-- Provided material --
:::
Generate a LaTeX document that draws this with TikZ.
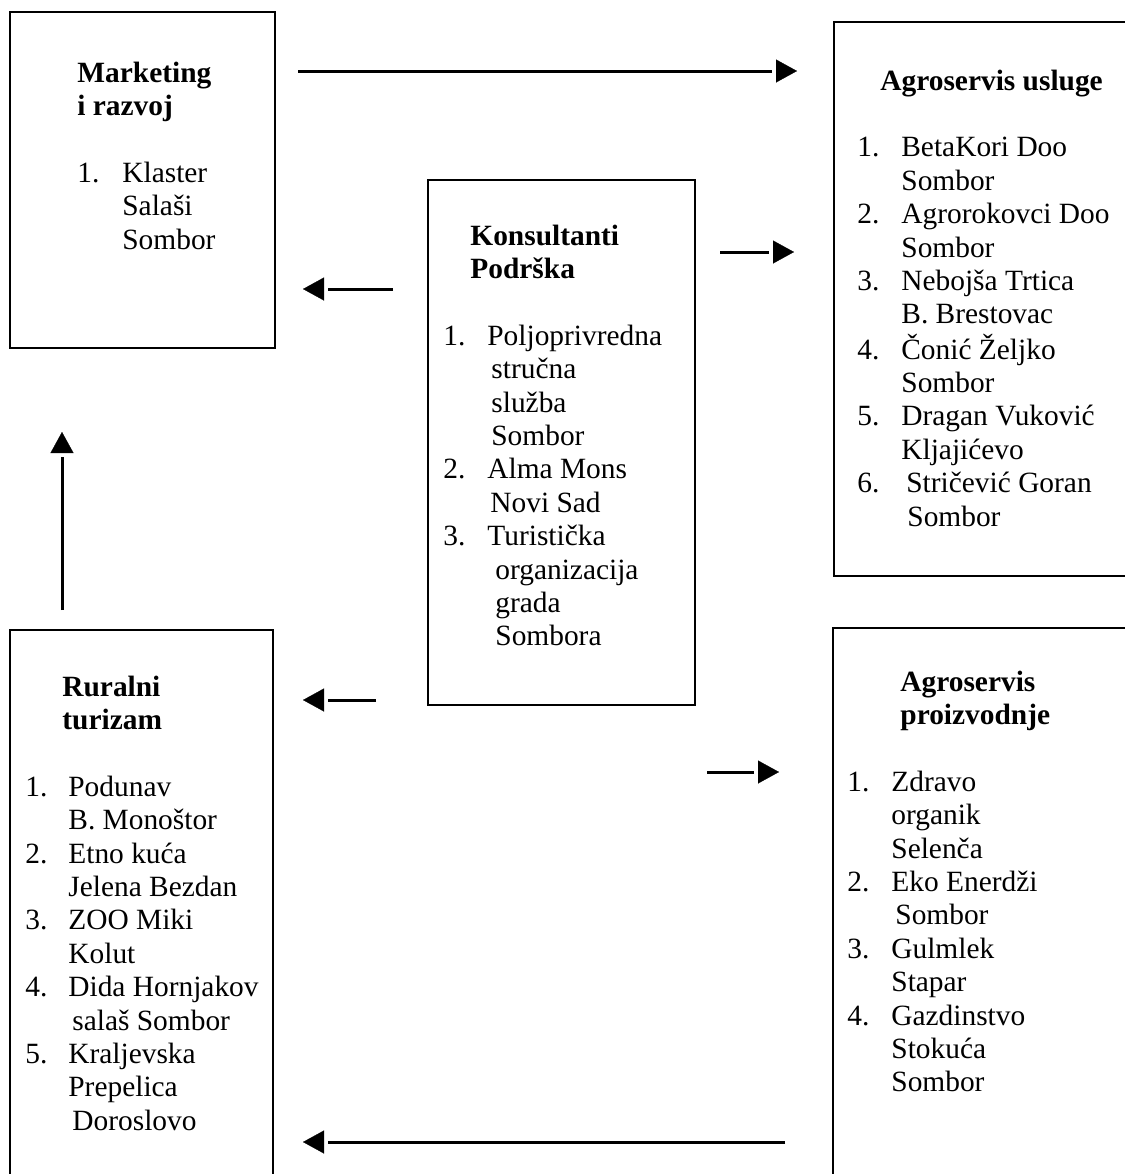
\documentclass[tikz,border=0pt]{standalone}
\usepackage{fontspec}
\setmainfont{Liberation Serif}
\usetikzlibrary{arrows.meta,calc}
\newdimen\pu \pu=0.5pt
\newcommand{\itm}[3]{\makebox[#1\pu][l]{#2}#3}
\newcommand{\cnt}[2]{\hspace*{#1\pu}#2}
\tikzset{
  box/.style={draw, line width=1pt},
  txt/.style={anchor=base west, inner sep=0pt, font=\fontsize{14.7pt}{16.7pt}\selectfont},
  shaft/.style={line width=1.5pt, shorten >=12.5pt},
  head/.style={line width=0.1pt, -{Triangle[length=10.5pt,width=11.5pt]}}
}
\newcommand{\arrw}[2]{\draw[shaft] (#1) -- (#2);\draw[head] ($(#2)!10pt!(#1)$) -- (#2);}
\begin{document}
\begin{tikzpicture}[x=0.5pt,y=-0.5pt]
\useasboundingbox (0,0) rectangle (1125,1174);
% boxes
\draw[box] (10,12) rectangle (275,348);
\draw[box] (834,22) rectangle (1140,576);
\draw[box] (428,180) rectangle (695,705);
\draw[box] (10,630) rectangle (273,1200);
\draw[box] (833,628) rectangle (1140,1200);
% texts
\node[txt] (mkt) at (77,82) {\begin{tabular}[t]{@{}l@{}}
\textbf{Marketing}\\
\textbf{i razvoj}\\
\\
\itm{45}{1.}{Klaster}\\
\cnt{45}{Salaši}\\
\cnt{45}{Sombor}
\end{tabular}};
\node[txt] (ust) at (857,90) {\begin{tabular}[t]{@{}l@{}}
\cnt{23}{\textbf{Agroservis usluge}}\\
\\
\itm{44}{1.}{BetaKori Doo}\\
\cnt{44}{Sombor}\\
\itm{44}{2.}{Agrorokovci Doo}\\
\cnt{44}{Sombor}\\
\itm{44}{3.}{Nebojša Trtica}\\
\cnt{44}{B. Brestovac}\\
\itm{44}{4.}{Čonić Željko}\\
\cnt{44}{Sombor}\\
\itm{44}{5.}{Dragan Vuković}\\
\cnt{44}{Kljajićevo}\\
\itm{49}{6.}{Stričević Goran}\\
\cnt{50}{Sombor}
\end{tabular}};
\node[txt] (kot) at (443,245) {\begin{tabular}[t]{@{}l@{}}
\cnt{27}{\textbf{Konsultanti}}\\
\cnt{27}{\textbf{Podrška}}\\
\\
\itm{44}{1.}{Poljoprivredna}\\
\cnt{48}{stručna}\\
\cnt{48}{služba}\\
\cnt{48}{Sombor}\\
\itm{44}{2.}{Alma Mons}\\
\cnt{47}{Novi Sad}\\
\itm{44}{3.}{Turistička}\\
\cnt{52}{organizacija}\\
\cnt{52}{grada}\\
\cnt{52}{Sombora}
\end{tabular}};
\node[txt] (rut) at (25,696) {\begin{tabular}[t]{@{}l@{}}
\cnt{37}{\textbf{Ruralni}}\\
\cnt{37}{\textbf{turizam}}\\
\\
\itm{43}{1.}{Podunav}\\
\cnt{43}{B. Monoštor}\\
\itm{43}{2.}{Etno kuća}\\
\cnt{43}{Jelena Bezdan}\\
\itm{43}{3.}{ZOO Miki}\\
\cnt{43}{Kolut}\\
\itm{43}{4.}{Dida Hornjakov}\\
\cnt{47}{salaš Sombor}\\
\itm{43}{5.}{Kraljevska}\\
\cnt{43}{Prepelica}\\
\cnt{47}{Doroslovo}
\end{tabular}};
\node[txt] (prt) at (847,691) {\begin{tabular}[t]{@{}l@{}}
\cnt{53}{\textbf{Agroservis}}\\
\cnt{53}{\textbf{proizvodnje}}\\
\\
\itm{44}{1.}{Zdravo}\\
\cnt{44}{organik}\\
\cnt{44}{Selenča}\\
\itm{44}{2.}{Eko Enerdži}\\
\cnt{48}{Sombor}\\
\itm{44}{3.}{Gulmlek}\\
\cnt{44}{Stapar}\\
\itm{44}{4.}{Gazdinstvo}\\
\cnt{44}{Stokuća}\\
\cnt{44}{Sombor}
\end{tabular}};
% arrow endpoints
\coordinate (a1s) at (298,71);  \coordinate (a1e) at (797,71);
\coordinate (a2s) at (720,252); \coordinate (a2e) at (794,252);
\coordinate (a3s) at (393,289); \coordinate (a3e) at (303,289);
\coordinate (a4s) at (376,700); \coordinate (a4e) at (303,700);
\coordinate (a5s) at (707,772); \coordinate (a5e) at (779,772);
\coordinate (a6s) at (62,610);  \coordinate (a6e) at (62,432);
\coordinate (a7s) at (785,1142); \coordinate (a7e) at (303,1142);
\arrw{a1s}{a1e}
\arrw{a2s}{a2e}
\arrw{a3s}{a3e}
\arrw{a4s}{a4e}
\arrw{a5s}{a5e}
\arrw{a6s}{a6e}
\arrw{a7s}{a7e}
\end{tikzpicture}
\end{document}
:::
-- The request --
Except for the pictures, copy the material above exactly.

-- The response --
Generate a LaTeX document that draws this with TikZ.
\documentclass[tikz,border=0pt]{standalone}
\usepackage{fontspec}
\setmainfont{Liberation Serif}
\usetikzlibrary{arrows.meta,calc}
\newdimen\pu \pu=0.5pt
\newcommand{\itm}[3]{\makebox[#1\pu][l]{#2}#3}
\newcommand{\cnt}[2]{\hspace*{#1\pu}#2}
\tikzset{
  box/.style={draw, line width=1pt},
  txt/.style={anchor=base west, inner sep=0pt, font=\fontsize{14.7pt}{16.7pt}\selectfont},
  shaft/.style={line width=1.5pt, shorten >=12.5pt},
  head/.style={line width=0.1pt, -{Triangle[length=10.5pt,width=11.5pt]}}
}
\newcommand{\arrw}[2]{\draw[shaft] (#1) -- (#2);\draw[head] ($(#2)!10pt!(#1)$) -- (#2);}
\begin{document}
\begin{tikzpicture}[x=0.5pt,y=-0.5pt]
\useasboundingbox (0,0) rectangle (1125,1174);
% boxes
\draw[box] (10,12) rectangle (275,348);
\draw[box] (834,22) rectangle (1140,576);
\draw[box] (428,180) rectangle (695,705);
\draw[box] (10,630) rectangle (273,1200);
\draw[box] (833,628) rectangle (1140,1200);
% texts
\node[txt] (mkt) at (77,82) {\begin{tabular}[t]{@{}l@{}}
\textbf{Marketing}\\
\textbf{i razvoj}\\
\\
\itm{45}{1.}{Klaster}\\
\cnt{45}{Salaši}\\
\cnt{45}{Sombor}
\end{tabular}};
\node[txt] (ust) at (857,90) {\begin{tabular}[t]{@{}l@{}}
\cnt{23}{\textbf{Agroservis usluge}}\\
\\
\itm{44}{1.}{BetaKori Doo}\\
\cnt{44}{Sombor}\\
\itm{44}{2.}{Agrorokovci Doo}\\
\cnt{44}{Sombor}\\
\itm{44}{3.}{Nebojša Trtica}\\
\cnt{44}{B. Brestovac}\\
\itm{44}{4.}{Čonić Željko}\\
\cnt{44}{Sombor}\\
\itm{44}{5.}{Dragan Vuković}\\
\cnt{44}{Kljajićevo}\\
\itm{49}{6.}{Stričević Goran}\\
\cnt{50}{Sombor}
\end{tabular}};
\node[txt] (kot) at (443,245) {\begin{tabular}[t]{@{}l@{}}
\cnt{27}{\textbf{Konsultanti}}\\
\cnt{27}{\textbf{Podrška}}\\
\\
\itm{44}{1.}{Poljoprivredna}\\
\cnt{48}{stručna}\\
\cnt{48}{služba}\\
\cnt{48}{Sombor}\\
\itm{44}{2.}{Alma Mons}\\
\cnt{47}{Novi Sad}\\
\itm{44}{3.}{Turistička}\\
\cnt{52}{organizacija}\\
\cnt{52}{grada}\\
\cnt{52}{Sombora}
\end{tabular}};
\node[txt] (rut) at (25,696) {\begin{tabular}[t]{@{}l@{}}
\cnt{37}{\textbf{Ruralni}}\\
\cnt{37}{\textbf{turizam}}\\
\\
\itm{43}{1.}{Podunav}\\
\cnt{43}{B. Monoštor}\\
\itm{43}{2.}{Etno kuća}\\
\cnt{43}{Jelena Bezdan}\\
\itm{43}{3.}{ZOO Miki}\\
\cnt{43}{Kolut}\\
\itm{43}{4.}{Dida Hornjakov}\\
\cnt{47}{salaš Sombor}\\
\itm{43}{5.}{Kraljevska}\\
\cnt{43}{Prepelica}\\
\cnt{47}{Doroslovo}
\end{tabular}};
\node[txt] (prt) at (847,691) {\begin{tabular}[t]{@{}l@{}}
\cnt{53}{\textbf{Agroservis}}\\
\cnt{53}{\textbf{proizvodnje}}\\
\\
\itm{44}{1.}{Zdravo}\\
\cnt{44}{organik}\\
\cnt{44}{Selenča}\\
\itm{44}{2.}{Eko Enerdži}\\
\cnt{48}{Sombor}\\
\itm{44}{3.}{Gulmlek}\\
\cnt{44}{Stapar}\\
\itm{44}{4.}{Gazdinstvo}\\
\cnt{44}{Stokuća}\\
\cnt{44}{Sombor}
\end{tabular}};
% arrow endpoints
\coordinate (a1s) at (298,71);  \coordinate (a1e) at (797,71);
\coordinate (a2s) at (720,252); \coordinate (a2e) at (794,252);
\coordinate (a3s) at (393,289); \coordinate (a3e) at (303,289);
\coordinate (a4s) at (376,700); \coordinate (a4e) at (303,700);
\coordinate (a5s) at (707,772); \coordinate (a5e) at (779,772);
\coordinate (a6s) at (62,610);  \coordinate (a6e) at (62,432);
\coordinate (a7s) at (785,1142); \coordinate (a7e) at (303,1142);
\arrw{a1s}{a1e}
\arrw{a2s}{a2e}
\arrw{a3s}{a3e}
\arrw{a4s}{a4e}
\arrw{a5s}{a5e}
\arrw{a6s}{a6e}
\arrw{a7s}{a7e}
\end{tikzpicture}
\end{document}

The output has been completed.